▶ Exercise requirements:
Reproduce all the material exactly, minus any pictures it holds.

▶ Information provided:
━━━━━━━━━━━━━━━━

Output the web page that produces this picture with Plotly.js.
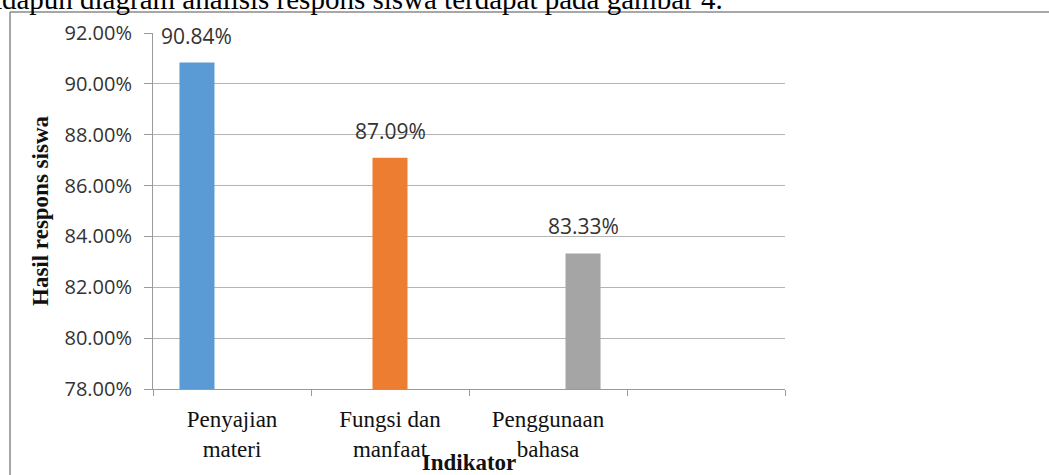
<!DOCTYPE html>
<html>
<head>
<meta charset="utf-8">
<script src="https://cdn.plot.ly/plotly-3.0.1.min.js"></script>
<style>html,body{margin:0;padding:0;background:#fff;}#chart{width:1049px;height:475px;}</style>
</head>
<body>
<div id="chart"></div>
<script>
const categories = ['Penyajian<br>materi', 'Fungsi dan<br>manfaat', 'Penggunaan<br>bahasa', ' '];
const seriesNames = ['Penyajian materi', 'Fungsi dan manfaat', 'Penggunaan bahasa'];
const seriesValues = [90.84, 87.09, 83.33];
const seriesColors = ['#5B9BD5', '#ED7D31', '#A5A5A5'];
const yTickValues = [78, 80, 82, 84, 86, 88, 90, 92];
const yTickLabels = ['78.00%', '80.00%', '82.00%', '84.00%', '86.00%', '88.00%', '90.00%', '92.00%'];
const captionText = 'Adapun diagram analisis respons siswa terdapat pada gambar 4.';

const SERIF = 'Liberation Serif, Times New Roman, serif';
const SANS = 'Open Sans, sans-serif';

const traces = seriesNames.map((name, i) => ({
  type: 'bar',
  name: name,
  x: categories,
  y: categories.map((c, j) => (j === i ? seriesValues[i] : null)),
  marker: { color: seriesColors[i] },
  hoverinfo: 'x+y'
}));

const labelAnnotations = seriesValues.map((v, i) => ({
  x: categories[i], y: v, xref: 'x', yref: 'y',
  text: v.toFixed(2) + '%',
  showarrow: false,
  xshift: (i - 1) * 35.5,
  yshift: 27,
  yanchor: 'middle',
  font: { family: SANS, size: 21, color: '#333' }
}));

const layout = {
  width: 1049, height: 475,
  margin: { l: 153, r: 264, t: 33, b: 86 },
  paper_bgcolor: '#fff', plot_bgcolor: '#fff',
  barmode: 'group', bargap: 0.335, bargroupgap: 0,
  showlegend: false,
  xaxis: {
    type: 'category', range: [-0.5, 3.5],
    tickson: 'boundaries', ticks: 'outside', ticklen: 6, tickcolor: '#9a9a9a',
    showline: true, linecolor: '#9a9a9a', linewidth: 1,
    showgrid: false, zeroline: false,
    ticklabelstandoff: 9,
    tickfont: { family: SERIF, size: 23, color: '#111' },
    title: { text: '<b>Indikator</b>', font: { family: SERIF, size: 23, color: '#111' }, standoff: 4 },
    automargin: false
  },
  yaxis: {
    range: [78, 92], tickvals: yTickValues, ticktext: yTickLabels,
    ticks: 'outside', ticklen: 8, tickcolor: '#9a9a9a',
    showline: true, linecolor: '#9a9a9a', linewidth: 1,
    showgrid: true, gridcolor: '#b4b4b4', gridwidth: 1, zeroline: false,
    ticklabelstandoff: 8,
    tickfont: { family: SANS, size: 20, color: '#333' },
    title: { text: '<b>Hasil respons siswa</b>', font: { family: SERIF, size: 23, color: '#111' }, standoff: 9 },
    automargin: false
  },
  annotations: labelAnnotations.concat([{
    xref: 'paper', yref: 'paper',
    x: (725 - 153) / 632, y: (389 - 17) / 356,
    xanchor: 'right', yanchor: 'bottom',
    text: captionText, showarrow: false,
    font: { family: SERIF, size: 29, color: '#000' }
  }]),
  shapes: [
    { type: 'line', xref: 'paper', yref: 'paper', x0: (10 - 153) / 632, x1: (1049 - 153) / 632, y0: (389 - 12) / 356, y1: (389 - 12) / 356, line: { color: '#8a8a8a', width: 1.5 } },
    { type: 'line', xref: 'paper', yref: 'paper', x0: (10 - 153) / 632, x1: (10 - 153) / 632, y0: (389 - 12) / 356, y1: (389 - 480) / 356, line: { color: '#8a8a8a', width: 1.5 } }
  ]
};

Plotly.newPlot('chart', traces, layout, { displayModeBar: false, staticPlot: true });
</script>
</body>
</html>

━━━━━━━━━━━━━━━━

▶ Exercise output:
Output the web page that produces this picture with Plotly.js.
<!DOCTYPE html>
<html>
<head>
<meta charset="utf-8">
<script src="https://cdn.plot.ly/plotly-3.0.1.min.js"></script>
<style>html,body{margin:0;padding:0;background:#fff;}#chart{width:1049px;height:475px;}</style>
</head>
<body>
<div id="chart"></div>
<script>
const categories = ['Penyajian<br>materi', 'Fungsi dan<br>manfaat', 'Penggunaan<br>bahasa', ' '];
const seriesNames = ['Penyajian materi', 'Fungsi dan manfaat', 'Penggunaan bahasa'];
const seriesValues = [90.84, 87.09, 83.33];
const seriesColors = ['#5B9BD5', '#ED7D31', '#A5A5A5'];
const yTickValues = [78, 80, 82, 84, 86, 88, 90, 92];
const yTickLabels = ['78.00%', '80.00%', '82.00%', '84.00%', '86.00%', '88.00%', '90.00%', '92.00%'];
const captionText = 'Adapun diagram analisis respons siswa terdapat pada gambar 4.';

const SERIF = 'Liberation Serif, Times New Roman, serif';
const SANS = 'Open Sans, sans-serif';

const traces = seriesNames.map((name, i) => ({
  type: 'bar',
  name: name,
  x: categories,
  y: categories.map((c, j) => (j === i ? seriesValues[i] : null)),
  marker: { color: seriesColors[i] },
  hoverinfo: 'x+y'
}));

const labelAnnotations = seriesValues.map((v, i) => ({
  x: categories[i], y: v, xref: 'x', yref: 'y',
  text: v.toFixed(2) + '%',
  showarrow: false,
  xshift: (i - 1) * 35.5,
  yshift: 27,
  yanchor: 'middle',
  font: { family: SANS, size: 21, color: '#333' }
}));

const layout = {
  width: 1049, height: 475,
  margin: { l: 153, r: 264, t: 33, b: 86 },
  paper_bgcolor: '#fff', plot_bgcolor: '#fff',
  barmode: 'group', bargap: 0.335, bargroupgap: 0,
  showlegend: false,
  xaxis: {
    type: 'category', range: [-0.5, 3.5],
    tickson: 'boundaries', ticks: 'outside', ticklen: 6, tickcolor: '#9a9a9a',
    showline: true, linecolor: '#9a9a9a', linewidth: 1,
    showgrid: false, zeroline: false,
    ticklabelstandoff: 9,
    tickfont: { family: SERIF, size: 23, color: '#111' },
    title: { text: '<b>Indikator</b>', font: { family: SERIF, size: 23, color: '#111' }, standoff: 4 },
    automargin: false
  },
  yaxis: {
    range: [78, 92], tickvals: yTickValues, ticktext: yTickLabels,
    ticks: 'outside', ticklen: 8, tickcolor: '#9a9a9a',
    showline: true, linecolor: '#9a9a9a', linewidth: 1,
    showgrid: true, gridcolor: '#b4b4b4', gridwidth: 1, zeroline: false,
    ticklabelstandoff: 8,
    tickfont: { family: SANS, size: 20, color: '#333' },
    title: { text: '<b>Hasil respons siswa</b>', font: { family: SERIF, size: 23, color: '#111' }, standoff: 9 },
    automargin: false
  },
  annotations: labelAnnotations.concat([{
    xref: 'paper', yref: 'paper',
    x: (725 - 153) / 632, y: (389 - 17) / 356,
    xanchor: 'right', yanchor: 'bottom',
    text: captionText, showarrow: false,
    font: { family: SERIF, size: 29, color: '#000' }
  }]),
  shapes: [
    { type: 'line', xref: 'paper', yref: 'paper', x0: (10 - 153) / 632, x1: (1049 - 153) / 632, y0: (389 - 12) / 356, y1: (389 - 12) / 356, line: { color: '#8a8a8a', width: 1.5 } },
    { type: 'line', xref: 'paper', yref: 'paper', x0: (10 - 153) / 632, x1: (10 - 153) / 632, y0: (389 - 12) / 356, y1: (389 - 480) / 356, line: { color: '#8a8a8a', width: 1.5 } }
  ]
};

Plotly.newPlot('chart', traces, layout, { displayModeBar: false, staticPlot: true });
</script>
</body>
</html>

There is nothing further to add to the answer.